Baharın gelişi ve sıcaklıkların artması ile birlikte çoğu motorcu gibi ben de motorumu biraz daha sık kullanmaya başladım. Malum çevre şartları düzeldikçe kış boyu özlemini çektiğimiz yolların, virajların keyfini çıkarmaya başladık hep beraber.
Huzur ve denge.

Bendeki farklılık motosikletimin genel huzursuzluğu ve dengesizliğiydi. Hızlanmaya başlarken denge problemim oluyor, hızlanınca daha problemli hale geliyordu.
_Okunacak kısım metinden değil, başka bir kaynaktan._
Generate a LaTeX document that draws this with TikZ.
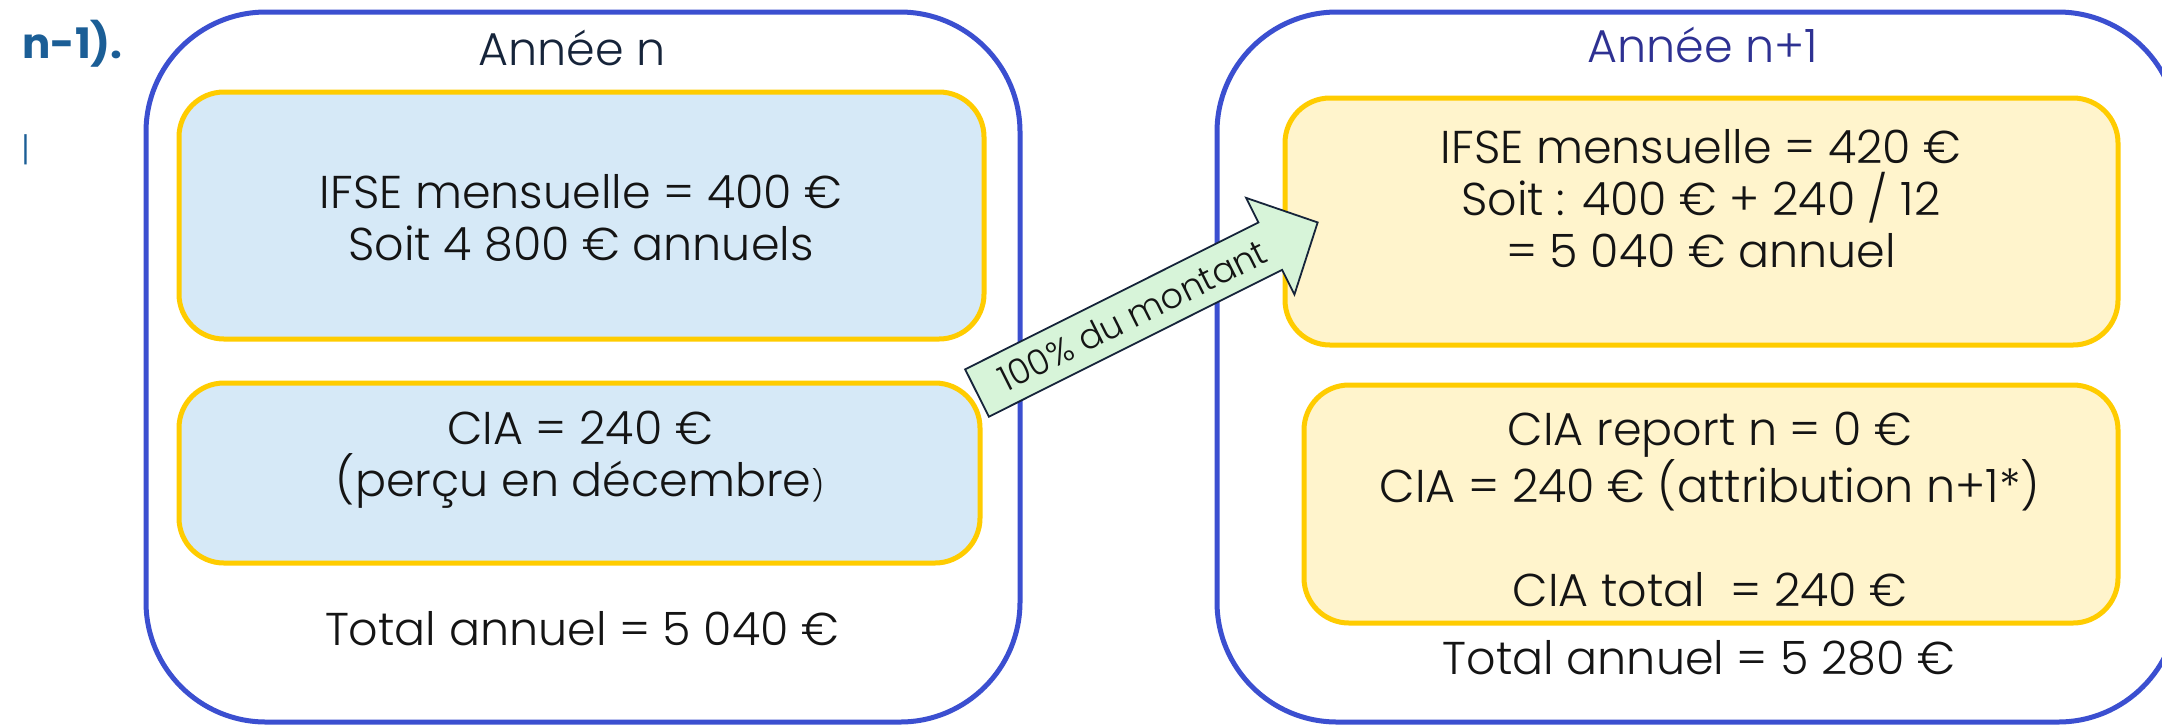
\documentclass[tikz,border=0pt]{standalone}
\usepackage{fontspec}
\setmainfont{Poppins}[UprightFont=* Light, BoldFont=* Bold]
\definecolor{boxblue}{RGB}{59,79,208}
\definecolor{gold}{RGB}{255,204,0}
\definecolor{paleblue}{RGB}{214,233,247}
\definecolor{paleyellow}{RGB}{255,244,204}
\definecolor{palegreen}{RGB}{215,244,217}
\definecolor{navy}{RGB}{22,36,58}
\definecolor{ink}{RGB}{20,20,20}
\definecolor{indigo}{RGB}{46,49,146}
\definecolor{titleblue}{RGB}{27,94,150}
\begin{document}
\begin{tikzpicture}[x=0.5pt,y=-0.5pt,
  outer/.style={draw=boxblue, line width=2.5pt, rounded corners=60pt, fill=white, inner sep=0pt},
  inbox/.style={draw=gold, line width=2.5pt, rounded corners=22.5pt, inner sep=0pt},
  txt/.style={align=center, text=ink, inner sep=0pt, font=\fontsize{23}{26}\selectfont},
  heading/.style={inner sep=0pt, font=\fontsize{23}{26}\selectfont}]
\clip (0,0) rectangle (2162,725);
\fill[white] (0,0) rectangle (2162,725);
% left column
\node[outer, minimum width=437pt, minimum height=355pt] (outL) at (583,367) {};
\node[heading, text=navy] (titL) at (572,48) {Année n};
\node[inbox, fill=paleblue, minimum width=402.5pt, minimum height=123.5pt] (a1) at (581.5,215.5) {};
\node[txt] (a1t) at (581,218) {IFSE mensuelle = 400 €\\Soit 4 800 € annuels};
\node[inbox, fill=paleblue, minimum width=400.5pt, minimum height=90pt] (a2) at (579.5,473) {};
\node[txt] (a2t) at (580,460) {CIA = 240 €\\(perçu en décembre{\fontsize{15}{15}\selectfont)}};
\node[txt] (totL) at (582,629) {Total annuel = 5 040 €};
% right column
\node[outer, minimum width=480.5pt, minimum height=355pt] (outR) at (1697.5,367) {};
\node[heading, text=indigo] (titR) at (1703,45) {Année n+1};
\node[inbox, fill=paleyellow, minimum width=416.5pt, minimum height=123.5pt] (b1) at (1701.5,221.5) {};
\node[txt] (b1t) at (1701,199) {IFSE mensuelle = 420 €\\Soit : 400 € + 240 / 12\\= 5 040 € annuel};
\node[inbox, fill=paleyellow, minimum width=407pt, minimum height=119pt] (b2) at (1711,504) {};
\node[txt] (b2t) at (1710,509.5) {CIA report n = 0 €\\CIA = 240 € (attribution n+1*)\\[26pt]CIA total~ = 240 €};
\node[txt] (totR) at (1699,658) {Total annuel = 5 280 €};
% block arrow
\begin{scope}[shift={(977,393)}, rotate=26.6]
\draw[draw=navy, line width=0.9pt, fill=palegreen, line join=miter]
  (0,26.5) -- (328,26.5) -- (328,54) -- (381,0) -- (328,-54) -- (328,-26.5) -- (0,-26.5) -- cycle;
\node[transform shape, text=ink, inner sep=0pt, font=\fontsize{17.5}{19}\selectfont] (lbl) at (174,0) {100\% du montant};
\end{scope}
% top-left fragments
\node[anchor=base west, inner sep=0pt, text=titleblue, font=\fontsize{21}{25}\selectfont\bfseries] (frag) at (22,58) {n-1).};
\node[inner sep=0pt, text=titleblue, font=\fontsize{17}{19}\selectfont] (bar) at (26,150) {|};
\end{tikzpicture}
\end{document}
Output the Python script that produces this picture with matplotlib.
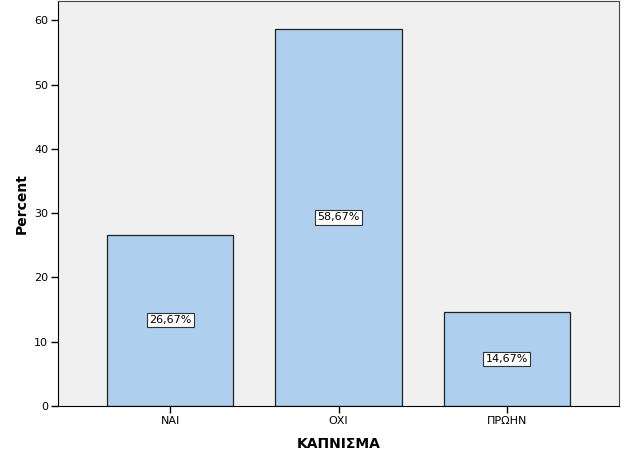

Önceden gayet güzel ve stabildi, şimdi kısa sürüşler bile bırakın keyif vermeyi, yavaş yavaş gerilim filmini andırmaya başlamıştı.
Sorunun tespiti.

Keyfim kaçmıştı açıkçası, potansiyel sebepler olarak gevşemiş bir yürür aksam bağlantısı veya gidon rulmanı gibi sofistike bir problemim olduğuna neredeyse emindim. Bir akşamüstü ekipmanlarımı giyip motosikletimin başına geçtim ve orta sehpadan indirip paytak paytak geri çıkmaya başladım. Çıkışa gelince ne kadar cool olduğumu kontrol etmek için güvenliğin camındaki yansımama baktım, her zamanki gibi süperdim. Ancak genel görünümüme gölge düşüren bir şey vardı: arka lastik, lastiğin havası inmişti. Bu kadar basit bir şey bu kadar zamandır nasıl gözümden kaçmıştı.
Kontrollerin önemi.

Motordan inip telefonumdan motosikletimin arka lastik hava basınç değerlerini buldum. 33 psi olması gerekiyordu yavaş ve dikkatli bir şekilde benzinliğin yolunu tuttum. Lastiğe hava tabancasını taktığımda gösterdiği değer 9 psi !!! idi. Bu hale gelene kadar neler yaptığımı düşündüm bir an, aklım neredeydi acaba. Ön lastik 30 psi gösteriyordu, onda fazla bir kayıp olmamıştı. Havaları normal hale gelen lastikler motoru eski kıvraklığına getirdi ve beni gülümsetti. O gün aslında en temel bir kaç kontrolün ne kadar önemli olduğunu kendi adıma tekrar öğrenmiş oldum, bu bence ile sizinle de paylaşmak istedim.